Exactly retype the lines from the top of the data through the line containing "const yTicks = [1, 10, 100];", leaving out every picture.
── Supplied material ──
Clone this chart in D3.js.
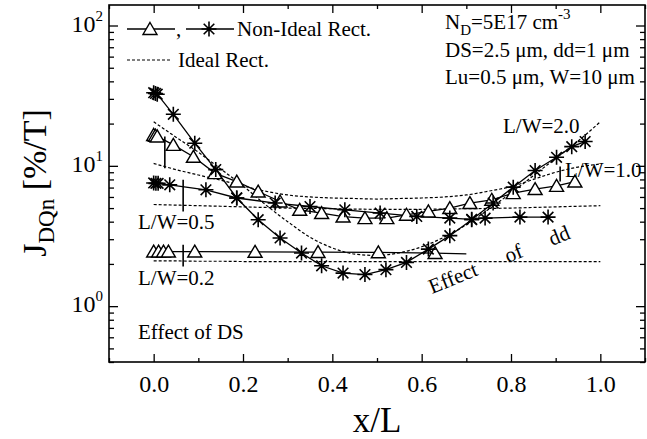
<!DOCTYPE html>
<html>
<head>
<meta charset="UTF-8">
<title>JDQn vs x/L</title>
<style>
  body { margin: 0; background: #fff; }
  svg { display: block; font-family: "Liberation Serif", serif; }
  .domain { display: none; }
</style>
</head>
<body>
<svg id="chart" width="647" height="439"></svg>
<script src="https://cdn.jsdelivr.net/npm/d3@7/dist/d3.min.js"></script>
<script>
// ---- data ----
const xTicks = [0, 0.2, 0.4, 0.6, 0.8, 1.0];
const xMinor = [-0.1, 0.1, 0.3, 0.5, 0.7, 0.9, 1.1];
const yTicks = [1, 10, 100];

// ideal rectangle (dotted), x = 0 .. 1 step 0.05
const idealX = [0, 0.05, 0.1, 0.15, 0.2, 0.25, 0.3, 0.35, 0.4, 0.45, 0.5,
                0.55, 0.6, 0.65, 0.7, 0.75, 0.8, 0.85, 0.9, 0.95, 1.0];
const idealLW20 = [20.6, 16, 12.5, 9.5, 7.2, 5.3, 4.0, 3.1, 2.6, 2.35, 2.3,
                   2.4, 2.65, 3.1, 3.8, 4.9, 6.4, 8.5, 11.3, 15, 20.6];
const idealLW10 = [10.4, 9.4, 8.6, 7.9, 7.2, 6.6, 6.2, 6.0, 5.9, 5.85, 5.8,
                   5.85, 5.9, 6.0, 6.2, 6.6, 7.1, 8.0, 9.0, 9.8, 10.3];
const idealLW05 = [5.3, 5.25, 5.2, 5.15, 5.1, 5.05, 5.0, 4.97, 4.95, 4.92, 4.9,
                   4.9, 4.9, 4.92, 4.95, 4.97, 5.0, 5.05, 5.1, 5.15, 5.2];
const idealLW02 = [2.1, 2.1, 2.09, 2.09, 2.08, 2.08, 2.08, 2.08, 2.08, 2.08, 2.08,
                   2.08, 2.08, 2.08, 2.08, 2.08, 2.08, 2.08, 2.08, 2.08, 2.08];

// non-ideal rectangle, star markers
const starLW20 = [[0, 33.2], [0.004, 32.8], [0.008, 32.4], [0.044, 23.3], [0.092, 14.5],
  [0.139, 9.4], [0.186, 5.9], [0.234, 4.13], [0.283, 3.06], [0.331, 2.39], [0.376, 1.94],
  [0.424, 1.72], [0.473, 1.68], [0.52, 1.82], [0.566, 2.05], [0.615, 2.55], [0.663, 3.18],
  [0.712, 4.13], [0.76, 5.43], [0.805, 7.05], [0.854, 9.26], [0.902, 11.5], [0.936, 13.7],
  [0.966, 14.9]];
const starLW05 = [[0, 7.55], [0.005, 7.5], [0.01, 7.5], [0.036, 7.32], [0.117, 6.75],
  [0.186, 5.9], [0.272, 5.43], [0.35, 5.13], [0.428, 4.86], [0.507, 4.61], [0.589, 4.36],
  [0.663, 4.24], [0.712, 4.16], [0.742, 4.24], [0.82, 4.31], [0.883, 4.31]];

// non-ideal rectangle, triangle markers
const triLW10 = [[0, 16.6], [0.004, 16.4], [0.008, 16.2], [0.044, 14.1], [0.089, 11.6],
  [0.137, 8.87], [0.186, 7.73], [0.234, 6.56], [0.283, 5.57], [0.327, 4.86], [0.376, 4.61],
  [0.424, 4.35], [0.473, 4.24], [0.522, 4.24], [0.566, 4.48], [0.615, 4.73], [0.663, 5.0],
  [0.708, 5.43], [0.757, 5.73], [0.805, 6.39], [0.854, 6.83], [0.902, 7.2], [0.943, 7.73]];
const triLW02 = [[0, 2.45], [0.011, 2.45], [0.022, 2.45], [0.033, 2.45], [0.092, 2.45],
  [0.227, 2.44], [0.368, 2.43], [0.503, 2.42], [0.63, 2.39]];
const triLW02End = [0.70, 2.36];

// short vertical marks: [x, yTop, yBottom]
const marks = [[0.025, 16.2, 9.6], [0.066, 7.95, 4.72], [0.066, 2.74, 1.92], [0.91, 9.9, 7.73]];

// ---- layout ----
const svg = d3.select("#chart");
const mLeft = 109, mRight = 645, mTop = 5, mBottom = 362;

const x = d3.scaleLinear().domain([-0.1, 1.1]).range([mLeft, mRight]);
const y = d3.scaleLog().domain([0.4, 140]).range([mBottom, mTop]);

const yMinor = [];
[0.1, 1, 10, 100].forEach(d => {
  for (let k = 2; k <= 9; k++) {
    const v = d * k;
    if (v >= 0.4 && v <= 140) yMinor.push(v);
  }
});

// axes, ticks inward on all four sides
function addAxis(axis, tr) {
  const g = svg.append("g").attr("transform", tr).call(axis);
  g.selectAll("line").attr("stroke", "#000").attr("stroke-width", 1.3);
  return g;
}
addAxis(d3.axisBottom(x).tickValues(xTicks).tickSize(-8).tickFormat(d3.format(".1f")),
        `translate(0,${mBottom})`)
  .selectAll("text").attr("font-size", 24).attr("dy", "1.12em").attr("fill", "#000")
  .attr("font-family", "Liberation Serif");
addAxis(d3.axisBottom(x).tickValues(xMinor).tickSize(-4).tickFormat(""), `translate(0,${mBottom})`);
addAxis(d3.axisTop(x).tickValues(xTicks).tickSize(-8).tickFormat(""), `translate(0,${mTop})`);
addAxis(d3.axisTop(x).tickValues(xMinor).tickSize(-4).tickFormat(""), `translate(0,${mTop})`);
addAxis(d3.axisLeft(y).tickValues(yTicks).tickSize(-9).tickFormat(""), `translate(${mLeft},0)`);
addAxis(d3.axisLeft(y).tickValues(yMinor).tickSize(-5).tickFormat(""), `translate(${mLeft},0)`);
addAxis(d3.axisRight(y).tickValues(yTicks).tickSize(-9).tickFormat(""), `translate(${mRight},0)`);
addAxis(d3.axisRight(y).tickValues(yMinor).tickSize(-5).tickFormat(""), `translate(${mRight},0)`);

svg.append("rect")
  .attr("x", mLeft).attr("y", mTop)
  .attr("width", mRight - mLeft).attr("height", mBottom - mTop)
  .attr("fill", "none").attr("stroke", "#000").attr("stroke-width", 1.6);

// y tick labels 10^n
yTicks.forEach(v => {
  const t = svg.append("text")
    .attr("x", mLeft - 6).attr("y", y(v) + 6)
    .attr("text-anchor", "end").attr("font-size", 24);
  t.append("tspan").text("10");
  t.append("tspan").attr("dy", -11).attr("font-size", 15).text(Math.round(Math.log10(v)));
});

// axis titles
svg.append("text")
  .attr("x", 377).attr("y", 432)
  .attr("text-anchor", "middle").attr("font-size", 35)
  .text("x/L");

const yt = svg.append("text")
  .attr("transform", "translate(46,183) rotate(-90)")
  .attr("text-anchor", "middle").attr("font-size", 34);
yt.append("tspan").text("J");
yt.append("tspan").attr("dy", 8).attr("font-size", 23).text("DQn");
yt.append("tspan").attr("dy", -8).text(" [%/T]");

// ---- curves ----
const dashLine = d3.line().x((d, i) => x(idealX[i])).y(d => y(d)).curve(d3.curveMonotoneX);
[idealLW20, idealLW10, idealLW05, idealLW02].forEach(arr => {
  svg.append("path").attr("d", dashLine(arr))
    .attr("fill", "none").attr("stroke", "#000")
    .attr("stroke-width", 1.2).attr("stroke-dasharray", "3,2");
});

const solid = d3.line().x(d => x(d[0])).y(d => y(d[1]));
[starLW20, starLW05, triLW10, triLW02.concat([triLW02End])].forEach(arr => {
  svg.append("path").attr("d", solid(arr))
    .attr("fill", "none").attr("stroke", "#000").attr("stroke-width", 1.3);
});

const triPath = "M0,-6.5L7,5.5L-7,5.5Z";
function triangles(arr) {
  svg.append("g").selectAll("path").data(arr).join("path")
    .attr("d", triPath)
    .attr("transform", d => `translate(${x(d[0])},${y(d[1])})`)
    .attr("fill", "#fff").attr("stroke", "#000").attr("stroke-width", 1.4);
}
const starPath = "M0,-7.5L0,7.5M-7.5,0L7.5,0M-5.3,-5.3L5.3,5.3M-5.3,5.3L5.3,-5.3";
function stars(arr) {
  svg.append("g").selectAll("path").data(arr).join("path")
    .attr("d", starPath)
    .attr("transform", d => `translate(${x(d[0])},${y(d[1])})`)
    .attr("fill", "none").attr("stroke", "#000").attr("stroke-width", 1.6);
}
triangles(triLW10);
triangles(triLW02);
stars(starLW20);
stars(starLW05);

// vertical marks
svg.append("g").selectAll("line").data(marks).join("line")
  .attr("x1", d => x(d[0])).attr("x2", d => x(d[0]))
  .attr("y1", d => y(d[1])).attr("y2", d => y(d[2]))
  .attr("stroke", "#000").attr("stroke-width", 1.6);

// ---- legend ----
const lg = svg.append("g").attr("font-size", 21);
lg.append("line").attr("x1", 127).attr("x2", 175).attr("y1", 29).attr("y2", 29)
  .attr("stroke", "#000").attr("stroke-width", 1.3);
lg.append("path").attr("d", triPath).attr("transform", "translate(150,29)")
  .attr("fill", "#fff").attr("stroke", "#000").attr("stroke-width", 1.4);
lg.append("text").attr("x", 176).attr("y", 36).text(",");
lg.append("line").attr("x1", 186).attr("x2", 234).attr("y1", 29).attr("y2", 29)
  .attr("stroke", "#000").attr("stroke-width", 1.3);
lg.append("path").attr("d", starPath).attr("transform", "translate(209,29)")
  .attr("fill", "none").attr("stroke", "#000").attr("stroke-width", 1.6);
lg.append("text").attr("x", 237).attr("y", 36).text("Non-Ideal Rect.");
lg.append("line").attr("x1", 127).attr("x2", 172).attr("y1", 60).attr("y2", 60)
  .attr("stroke", "#000").attr("stroke-width", 1.2).attr("stroke-dasharray", "3,2");
lg.append("text").attr("x", 178).attr("y", 67).text("Ideal Rect.");

// ---- annotations ----
const ann = svg.append("g").attr("font-size", 21);
const nd = ann.append("text").attr("x", 445).attr("y", 29);
nd.append("tspan").text("N");
nd.append("tspan").attr("dy", 6).attr("font-size", 15).text("D");
nd.append("tspan").attr("dy", -6).text("=5E17 cm");
nd.append("tspan").attr("dy", -10).attr("font-size", 15).text("-3");
ann.append("text").attr("x", 445).attr("y", 57).text("DS=2.5 \u03bcm, dd=1 \u03bcm");
ann.append("text").attr("x", 445).attr("y", 84).text("Lu=0.5 \u03bcm, W=10 \u03bcm");

ann.append("text").attr("x", 503).attr("y", 133).text("L/W=2.0");
ann.append("text").attr("x", 565).attr("y", 177).text("L/W=1.0");
ann.append("text").attr("x", 138).attr("y", 229).text("L/W=0.5");
ann.append("text").attr("x", 138).attr("y", 285).text("L/W=0.2");
ann.append("text").attr("x", 138).attr("y", 339).text("Effect of DS");

[["Effect", 432, 294], ["of", 508, 263], ["dd", 552, 246]].forEach(d => {
  ann.append("text")
    .attr("transform", `translate(${d[1]},${d[2]}) rotate(-22)`)
    .text(d[0]);
});
</script>
</body>
</html>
───
Reply to the task:
Clone this chart in D3.js.
<!DOCTYPE html>
<html>
<head>
<meta charset="UTF-8">
<title>JDQn vs x/L</title>
<style>
  body { margin: 0; background: #fff; }
  svg { display: block; font-family: "Liberation Serif", serif; }
  .domain { display: none; }
</style>
</head>
<body>
<svg id="chart" width="647" height="439"></svg>
<script src="https://cdn.jsdelivr.net/npm/d3@7/dist/d3.min.js"></script>
<script>
// ---- data ----
const xTicks = [0, 0.2, 0.4, 0.6, 0.8, 1.0];
const xMinor = [-0.1, 0.1, 0.3, 0.5, 0.7, 0.9, 1.1];
const yTicks = [1, 10, 100];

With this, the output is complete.